We Are Family
Our second batch of chicks arrived early last week, and in preparation, my husband built a cozy little nursery pen inside the coop. We set things up anticipating having to use the heat lamp, but I was still hoping that one of my broody hens would step up to the plate and make that unnecessary.
Shortly after the chicks arrived, we took two peeps out to the coop to see what the hens’ reactions would be (we had 5 broodies at the time). Most of them either growled at us to go away, or showed no interest in the chicks at all. Our darling Reepicheep (a Blue Laced Red Wyandotte), however, was intrigued – she even tolerated having them snuggle under her for a minute. We tried moving her into the nursery pen, but she was indignant and desperate to get back on her nest, so we decided to wait until nightfall.
Under the cover of darkness, we snuck into the coop and moved Reep into her new pen. Thankfully, she was more than happy to hunker down onto her new nest (why are chickens so dopey after dark?).
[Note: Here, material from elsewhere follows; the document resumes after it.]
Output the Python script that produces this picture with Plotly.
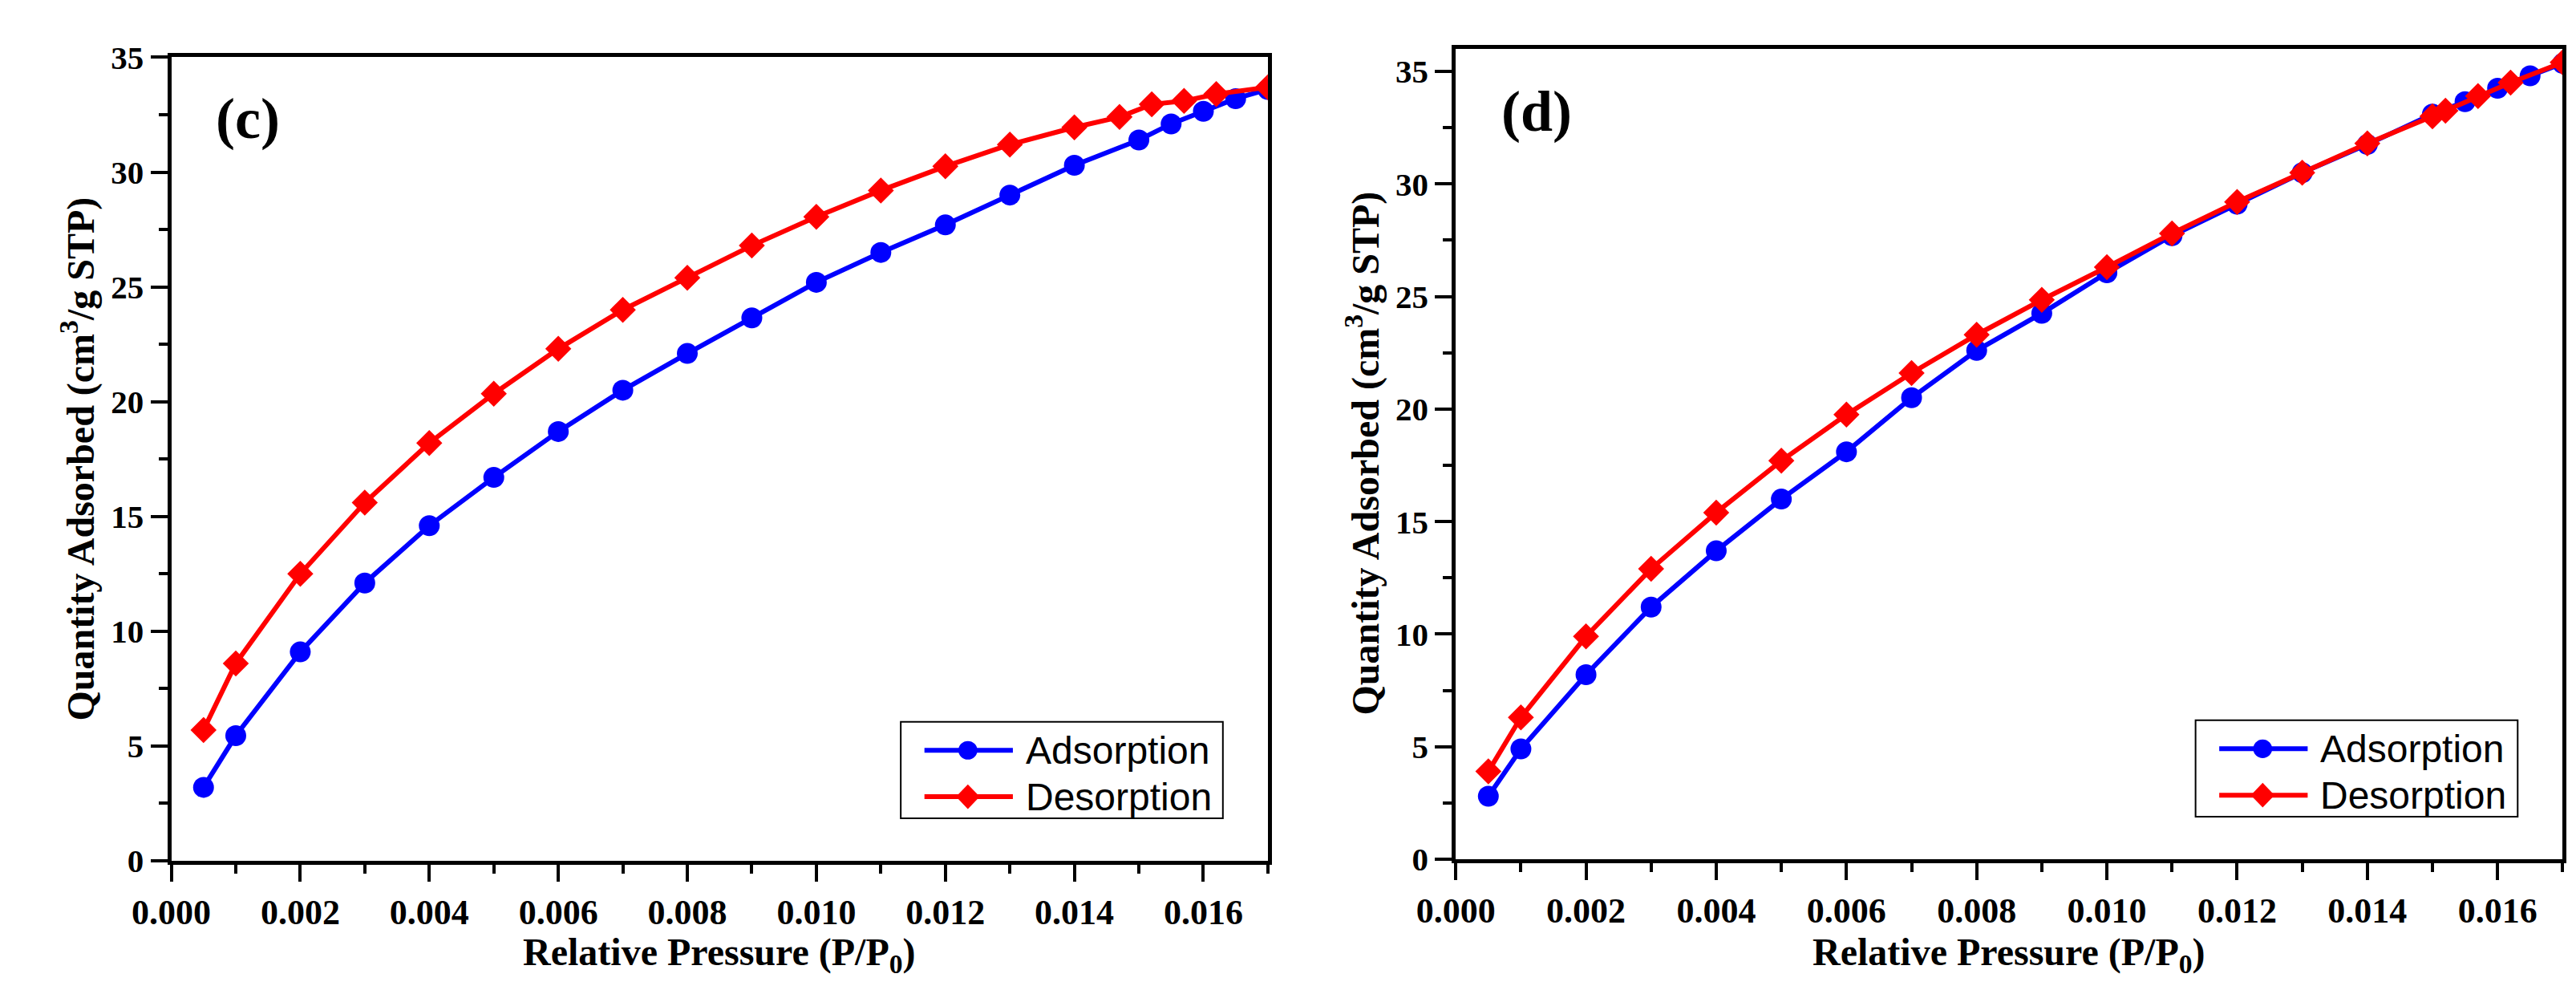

Hardly daring to breathe, my daughter and I carried out the box of noisy babies, fully expecting it to throw the coop residents into a frenzy, and started slipping them, one by one, under their new mom. To our delight, she took to it like a pro, clucking happily, and fluffling herself out to accommodate everyone. In the end, she fell asleep with 20 peeping fuzzballs tucked blissfully within her warm feathers. I went in to check on them every two hours throughout the night, just to be sure, but there was no need – our girl had adapted beautifully to becoming a mother literally overnight.
It’s interesting watching Reepicheep raise her babies. She’s been teaching them how to dust bathe and scratch for treats, and they’ve even started responding to chicken language (she makes the sound for “oh look, I found something yummy!”, which I’ve only ever heard the rooster make until now, and they all come running).
Her brood seems to love her so much that it’s hard to imagine raising chicks with a heat lamp for a mother. They even seem to love horsey rides the way she did as a chick.
The only downside that I can see so far is that this batch of babies is so bonded with their adopted mom that they have no interest in us humans. Every time I go in to check on them, they run away in terror. I’m hoping they’ll get over that if I ply them with enough treats.